* **GIVEN REQUEST**
Set down the material once more, exactly as it appears.
+--
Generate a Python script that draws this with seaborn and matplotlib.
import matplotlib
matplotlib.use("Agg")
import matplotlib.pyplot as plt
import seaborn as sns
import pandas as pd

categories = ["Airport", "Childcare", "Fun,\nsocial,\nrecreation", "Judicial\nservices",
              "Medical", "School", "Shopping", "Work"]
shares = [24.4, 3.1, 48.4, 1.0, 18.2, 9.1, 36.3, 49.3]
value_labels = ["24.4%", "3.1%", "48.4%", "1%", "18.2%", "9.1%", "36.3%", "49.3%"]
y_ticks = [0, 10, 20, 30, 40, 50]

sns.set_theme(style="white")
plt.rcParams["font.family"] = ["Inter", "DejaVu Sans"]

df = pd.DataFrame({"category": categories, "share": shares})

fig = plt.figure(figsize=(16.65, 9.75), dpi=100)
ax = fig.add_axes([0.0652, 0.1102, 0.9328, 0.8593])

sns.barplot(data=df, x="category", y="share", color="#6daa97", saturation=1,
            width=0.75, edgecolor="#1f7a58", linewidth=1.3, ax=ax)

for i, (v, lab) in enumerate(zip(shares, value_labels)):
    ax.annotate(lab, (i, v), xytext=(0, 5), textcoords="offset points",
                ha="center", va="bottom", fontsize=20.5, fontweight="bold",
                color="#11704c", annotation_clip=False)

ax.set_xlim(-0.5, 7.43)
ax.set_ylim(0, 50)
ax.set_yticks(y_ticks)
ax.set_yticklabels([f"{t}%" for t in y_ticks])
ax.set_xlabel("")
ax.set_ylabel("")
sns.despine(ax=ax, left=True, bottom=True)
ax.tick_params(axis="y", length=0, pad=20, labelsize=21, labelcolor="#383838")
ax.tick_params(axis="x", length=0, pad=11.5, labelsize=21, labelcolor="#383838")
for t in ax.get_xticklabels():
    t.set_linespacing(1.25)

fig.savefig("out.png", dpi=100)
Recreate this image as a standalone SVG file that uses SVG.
+--
* **CORRECT ANSWER**
Generate a Python script that draws this with seaborn and matplotlib.
import matplotlib
matplotlib.use("Agg")
import matplotlib.pyplot as plt
import seaborn as sns
import pandas as pd

categories = ["Airport", "Childcare", "Fun,\nsocial,\nrecreation", "Judicial\nservices",
              "Medical", "School", "Shopping", "Work"]
shares = [24.4, 3.1, 48.4, 1.0, 18.2, 9.1, 36.3, 49.3]
value_labels = ["24.4%", "3.1%", "48.4%", "1%", "18.2%", "9.1%", "36.3%", "49.3%"]
y_ticks = [0, 10, 20, 30, 40, 50]

sns.set_theme(style="white")
plt.rcParams["font.family"] = ["Inter", "DejaVu Sans"]

df = pd.DataFrame({"category": categories, "share": shares})

fig = plt.figure(figsize=(16.65, 9.75), dpi=100)
ax = fig.add_axes([0.0652, 0.1102, 0.9328, 0.8593])

sns.barplot(data=df, x="category", y="share", color="#6daa97", saturation=1,
            width=0.75, edgecolor="#1f7a58", linewidth=1.3, ax=ax)

for i, (v, lab) in enumerate(zip(shares, value_labels)):
    ax.annotate(lab, (i, v), xytext=(0, 5), textcoords="offset points",
                ha="center", va="bottom", fontsize=20.5, fontweight="bold",
                color="#11704c", annotation_clip=False)

ax.set_xlim(-0.5, 7.43)
ax.set_ylim(0, 50)
ax.set_yticks(y_ticks)
ax.set_yticklabels([f"{t}%" for t in y_ticks])
ax.set_xlabel("")
ax.set_ylabel("")
sns.despine(ax=ax, left=True, bottom=True)
ax.tick_params(axis="y", length=0, pad=20, labelsize=21, labelcolor="#383838")
ax.tick_params(axis="x", length=0, pad=11.5, labelsize=21, labelcolor="#383838")
for t in ax.get_xticklabels():
    t.set_linespacing(1.25)

fig.savefig("out.png", dpi=100)
Recreate this image as a standalone SVG file that uses SVG.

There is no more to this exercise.